## start Source excerpt

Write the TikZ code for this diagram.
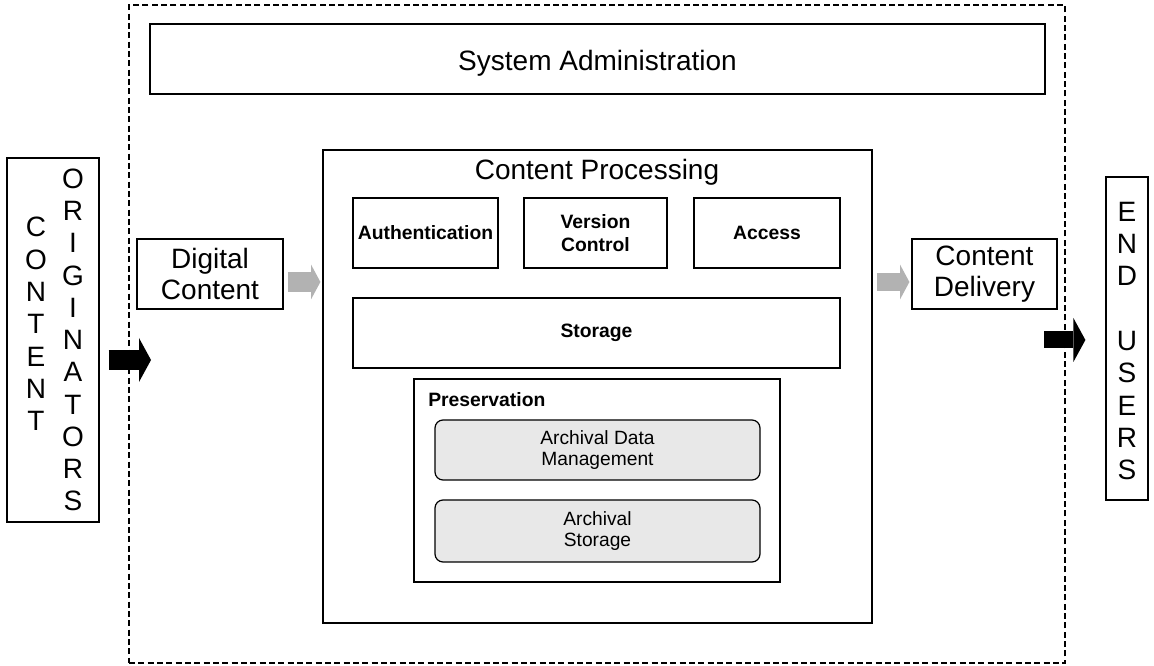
\documentclass[tikz,border=0pt]{standalone}
\usepackage{fontspec}
\setmainfont{Liberation Sans}
\usetikzlibrary{fit,arrows.meta}

\begin{document}
\begin{tikzpicture}[x=0.75pt,y=-0.75pt,
		box/.style={draw,line width=0.9pt,inner sep=0pt},
		subbox/.style={box,fill=black!9,rounded corners=6pt},
		bigtxt/.style={font=\fontsize{21}{23.6}\selectfont,align=center},
		boldtxt/.style={font=\fontsize{14.5}{17.8}\selectfont\bfseries,align=center},
		smalltxt/.style={font=\fontsize{14.4}{16.3}\selectfont,align=center},
		lettertxt/.style={font=\fontsize{21}{24.2}\selectfont,align=center,inner sep=0pt},
		grayflow/.style={line width=15pt,draw=black!30,-{Triangle[length=7pt,width=26pt,line width=0pt,fill=black!30]}},
		blackflow/.style={line width=15.5pt,-{Triangle[length=9pt,width=33pt,line width=0pt]}}]
		\useasboundingbox (0,0) rectangle (1154,666);
		% outer system border
		\node[draw,dash pattern=on 4.5pt off 2.5pt,line width=0.8pt,inner sep=0pt,fit={(129,5) (1065,663)}] (repo) {};
		\node[box,fit={(150,24) (1045,94)},label={[bigtxt,yshift=-3pt]center:System Administration}] (sysadm) {};
		% content processing block
		\node[box,fit={(323,150) (872,623)}] (proc) {};
		\node[bigtxt] (proctxt) at (597,172) {Content Processing};
		\node[box,fit={(353,198) (498,268)},label={[boldtxt]center:Authentication}] (auth) {};
		\node[box,fit={(524,198) (667,268)},label={[boldtxt]center:Version\\Control}] (version) {};
		\node[box,fit={(694,198) (840,268)},label={[boldtxt]center:Access}] (access) {};
		\node[box,fit={(353,298) (840,368)},label={[boldtxt]center:Storage}] (storage) {};
		\node[box,fit={(414,379) (780,582)}] (preserv) {};
		\node[boldtxt,anchor=west,inner sep=0pt] (preservtxt) at (428,400) {Preservation};
		\node[subbox,fit={(435,420) (760,480)},label={[smalltxt]center:Archival Data\\Management}] (adm) {};
		\node[subbox,fit={(435,500) (760,562)},label={[smalltxt]center:Archival\\Storage}] (arcstore) {};
		% producers and consumers
		\node[box,fit={(7,158) (99,522)}] (origin) {};
		\node[lettertxt] (originw1) at (36,324) {C\\O\\N\\T\\E\\N\\T};
		\node[lettertxt] (originw2) at (73,340) {O\\R\\I\\G\\I\\N\\A\\T\\O\\R\\S};
		\node[box,fit={(137,239) (283,309)},label={[bigtxt]center:Digital\\Content}] (digital) {};
		\node[box,fit={(912,239) (1057,309)},label={[bigtxt]center:Content\\Delivery}] (delivery) {};
		\node[box,fit={(1106,177) (1148,500)}] (users) {};
		\node[lettertxt] (usersw) at (1127,341) {E\\N\\D\\\mbox{}\\U\\S\\E\\R\\S};
		% flows
		\coordinate (lvl) at (0,282);
		\coordinate (inlet) at (151,360);
		\coordinate (outlet) at (1044,340);
		\draw[blackflow,shorten <=6.75pt] (origin.east |- inlet) -- (inlet);
		\draw[grayflow,shorten <=3pt,shorten >=1.5pt] (digital.east |- lvl) -- (proc.west |- lvl);
		\draw[grayflow,line width=13.5pt,shorten <=3pt,shorten >=1.5pt] (proc.east |- lvl) -- (delivery.west |- lvl);
		\draw[blackflow,line width=12.75pt,shorten >=15pt] (outlet) -- (users.west |- outlet);
	\end{tikzpicture}
\end{document}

## end Source excerpt

Stated problem - Copy the listing word for word, excluding its pictures.

Task solution -
Write the TikZ code for this diagram.
\documentclass[tikz,border=0pt]{standalone}
\usepackage{fontspec}
\setmainfont{Liberation Sans}
\usetikzlibrary{fit,arrows.meta}

\begin{document}
\begin{tikzpicture}[x=0.75pt,y=-0.75pt,
		box/.style={draw,line width=0.9pt,inner sep=0pt},
		subbox/.style={box,fill=black!9,rounded corners=6pt},
		bigtxt/.style={font=\fontsize{21}{23.6}\selectfont,align=center},
		boldtxt/.style={font=\fontsize{14.5}{17.8}\selectfont\bfseries,align=center},
		smalltxt/.style={font=\fontsize{14.4}{16.3}\selectfont,align=center},
		lettertxt/.style={font=\fontsize{21}{24.2}\selectfont,align=center,inner sep=0pt},
		grayflow/.style={line width=15pt,draw=black!30,-{Triangle[length=7pt,width=26pt,line width=0pt,fill=black!30]}},
		blackflow/.style={line width=15.5pt,-{Triangle[length=9pt,width=33pt,line width=0pt]}}]
		\useasboundingbox (0,0) rectangle (1154,666);
		% outer system border
		\node[draw,dash pattern=on 4.5pt off 2.5pt,line width=0.8pt,inner sep=0pt,fit={(129,5) (1065,663)}] (repo) {};
		\node[box,fit={(150,24) (1045,94)},label={[bigtxt,yshift=-3pt]center:System Administration}] (sysadm) {};
		% content processing block
		\node[box,fit={(323,150) (872,623)}] (proc) {};
		\node[bigtxt] (proctxt) at (597,172) {Content Processing};
		\node[box,fit={(353,198) (498,268)},label={[boldtxt]center:Authentication}] (auth) {};
		\node[box,fit={(524,198) (667,268)},label={[boldtxt]center:Version\\Control}] (version) {};
		\node[box,fit={(694,198) (840,268)},label={[boldtxt]center:Access}] (access) {};
		\node[box,fit={(353,298) (840,368)},label={[boldtxt]center:Storage}] (storage) {};
		\node[box,fit={(414,379) (780,582)}] (preserv) {};
		\node[boldtxt,anchor=west,inner sep=0pt] (preservtxt) at (428,400) {Preservation};
		\node[subbox,fit={(435,420) (760,480)},label={[smalltxt]center:Archival Data\\Management}] (adm) {};
		\node[subbox,fit={(435,500) (760,562)},label={[smalltxt]center:Archival\\Storage}] (arcstore) {};
		% producers and consumers
		\node[box,fit={(7,158) (99,522)}] (origin) {};
		\node[lettertxt] (originw1) at (36,324) {C\\O\\N\\T\\E\\N\\T};
		\node[lettertxt] (originw2) at (73,340) {O\\R\\I\\G\\I\\N\\A\\T\\O\\R\\S};
		\node[box,fit={(137,239) (283,309)},label={[bigtxt]center:Digital\\Content}] (digital) {};
		\node[box,fit={(912,239) (1057,309)},label={[bigtxt]center:Content\\Delivery}] (delivery) {};
		\node[box,fit={(1106,177) (1148,500)}] (users) {};
		\node[lettertxt] (usersw) at (1127,341) {E\\N\\D\\\mbox{}\\U\\S\\E\\R\\S};
		% flows
		\coordinate (lvl) at (0,282);
		\coordinate (inlet) at (151,360);
		\coordinate (outlet) at (1044,340);
		\draw[blackflow,shorten <=6.75pt] (origin.east |- inlet) -- (inlet);
		\draw[grayflow,shorten <=3pt,shorten >=1.5pt] (digital.east |- lvl) -- (proc.west |- lvl);
		\draw[grayflow,line width=13.5pt,shorten <=3pt,shorten >=1.5pt] (proc.east |- lvl) -- (delivery.west |- lvl);
		\draw[blackflow,line width=12.75pt,shorten >=15pt] (outlet) -- (users.west |- outlet);
	\end{tikzpicture}
\end{document}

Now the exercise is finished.